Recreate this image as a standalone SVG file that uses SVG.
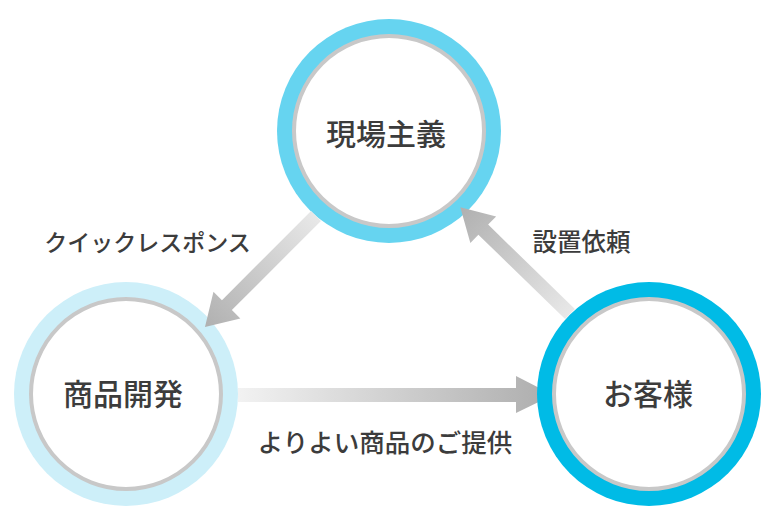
<svg xmlns="http://www.w3.org/2000/svg" width="775" height="525" viewBox="0 0 775 525">
<style>
.lbl{font-family:"Noto Sans CJK JP","Noto Sans",sans-serif;fill:#3c3c3c;text-anchor:middle;font-weight:500}
.node{font-size:30px}
.edge{font-size:23px}
.inner{fill:#fff;stroke:#c8c8c8;stroke-width:4}
</style>
<defs>
<linearGradient id="gL" gradientUnits="userSpaceOnUse" x1="0" y1="0" x2="157" y2="0">
<stop offset="0" stop-color="#e8e8e8"/><stop offset="1" stop-color="#b0b0b0"/>
</linearGradient>
<linearGradient id="gR" gradientUnits="userSpaceOnUse" x1="0" y1="0" x2="153" y2="0">
<stop offset="0" stop-color="#e8e8e8"/><stop offset="1" stop-color="#b0b0b0"/>
</linearGradient>
<linearGradient id="gB" gradientUnits="userSpaceOnUse" x1="238" y1="0" x2="553" y2="0">
<stop offset="0" stop-color="#f2f2f2"/><stop offset="1" stop-color="#adadad"/>
</linearGradient>
</defs>
<rect width="775" height="525" fill="#fff"/>
<g id="connector-bottom">
<polygon points="238,388 516,388 516,376 553,395 516,413 516,402 238,402" fill="url(#gB)"/>
</g>
<g id="node-top">
<circle cx="389" cy="131" r="112" fill="#66d4f0"/>
<circle class="inner" cx="389" cy="131" r="95"/>
<text class="lbl node" x="386" y="145">現場主義</text>
</g>
<g id="node-left">
<circle cx="126" cy="394" r="112" fill="#cdeff9"/>
<circle class="inner" cx="126" cy="394" r="95"/>
<text class="lbl node" x="123" y="405">商品開発</text>
</g>
<g id="node-right">
<circle cx="649" cy="394" r="112" fill="#00bbe6"/>
<circle class="inner" cx="649" cy="394" r="95"/>
<text class="lbl node" x="648" y="405">お客様</text>
</g>
<g id="connectors">
<path transform="translate(316,216) rotate(135)" d="M0,-7 L126,-7 L126,-19 L157,0 L126,19 L126,7 L0,7 Z" fill="url(#gL)"/>
<path transform="translate(570,314) rotate(-135.8)" d="M0,-7 L121,-7 L121,-18.5 L153,0 L121,18.5 L121,7 L0,7 Z" fill="url(#gR)"/>
</g>
<g id="labels">
<text class="lbl edge" x="147.5" y="251">クイックレスポンス</text>
<text class="lbl edge" x="581.5" y="251" style="font-size:24.5px">設置依頼</text>
<text class="lbl edge" x="385" y="452" style="font-size:25.5px">よりよい商品のご提供</text>
</g>
</svg>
· · · · ·
WORK INSTRUCTIONS
Repeat the listing in full and exactly. Do not include any images.

EXERCISE ANSWER
Recreate this image as a standalone SVG file that uses SVG.
<svg xmlns="http://www.w3.org/2000/svg" width="775" height="525" viewBox="0 0 775 525">
<style>
.lbl{font-family:"Noto Sans CJK JP","Noto Sans",sans-serif;fill:#3c3c3c;text-anchor:middle;font-weight:500}
.node{font-size:30px}
.edge{font-size:23px}
.inner{fill:#fff;stroke:#c8c8c8;stroke-width:4}
</style>
<defs>
<linearGradient id="gL" gradientUnits="userSpaceOnUse" x1="0" y1="0" x2="157" y2="0">
<stop offset="0" stop-color="#e8e8e8"/><stop offset="1" stop-color="#b0b0b0"/>
</linearGradient>
<linearGradient id="gR" gradientUnits="userSpaceOnUse" x1="0" y1="0" x2="153" y2="0">
<stop offset="0" stop-color="#e8e8e8"/><stop offset="1" stop-color="#b0b0b0"/>
</linearGradient>
<linearGradient id="gB" gradientUnits="userSpaceOnUse" x1="238" y1="0" x2="553" y2="0">
<stop offset="0" stop-color="#f2f2f2"/><stop offset="1" stop-color="#adadad"/>
</linearGradient>
</defs>
<rect width="775" height="525" fill="#fff"/>
<g id="connector-bottom">
<polygon points="238,388 516,388 516,376 553,395 516,413 516,402 238,402" fill="url(#gB)"/>
</g>
<g id="node-top">
<circle cx="389" cy="131" r="112" fill="#66d4f0"/>
<circle class="inner" cx="389" cy="131" r="95"/>
<text class="lbl node" x="386" y="145">現場主義</text>
</g>
<g id="node-left">
<circle cx="126" cy="394" r="112" fill="#cdeff9"/>
<circle class="inner" cx="126" cy="394" r="95"/>
<text class="lbl node" x="123" y="405">商品開発</text>
</g>
<g id="node-right">
<circle cx="649" cy="394" r="112" fill="#00bbe6"/>
<circle class="inner" cx="649" cy="394" r="95"/>
<text class="lbl node" x="648" y="405">お客様</text>
</g>
<g id="connectors">
<path transform="translate(316,216) rotate(135)" d="M0,-7 L126,-7 L126,-19 L157,0 L126,19 L126,7 L0,7 Z" fill="url(#gL)"/>
<path transform="translate(570,314) rotate(-135.8)" d="M0,-7 L121,-7 L121,-18.5 L153,0 L121,18.5 L121,7 L0,7 Z" fill="url(#gR)"/>
</g>
<g id="labels">
<text class="lbl edge" x="147.5" y="251">クイックレスポンス</text>
<text class="lbl edge" x="581.5" y="251" style="font-size:24.5px">設置依頼</text>
<text class="lbl edge" x="385" y="452" style="font-size:25.5px">よりよい商品のご提供</text>
</g>
</svg>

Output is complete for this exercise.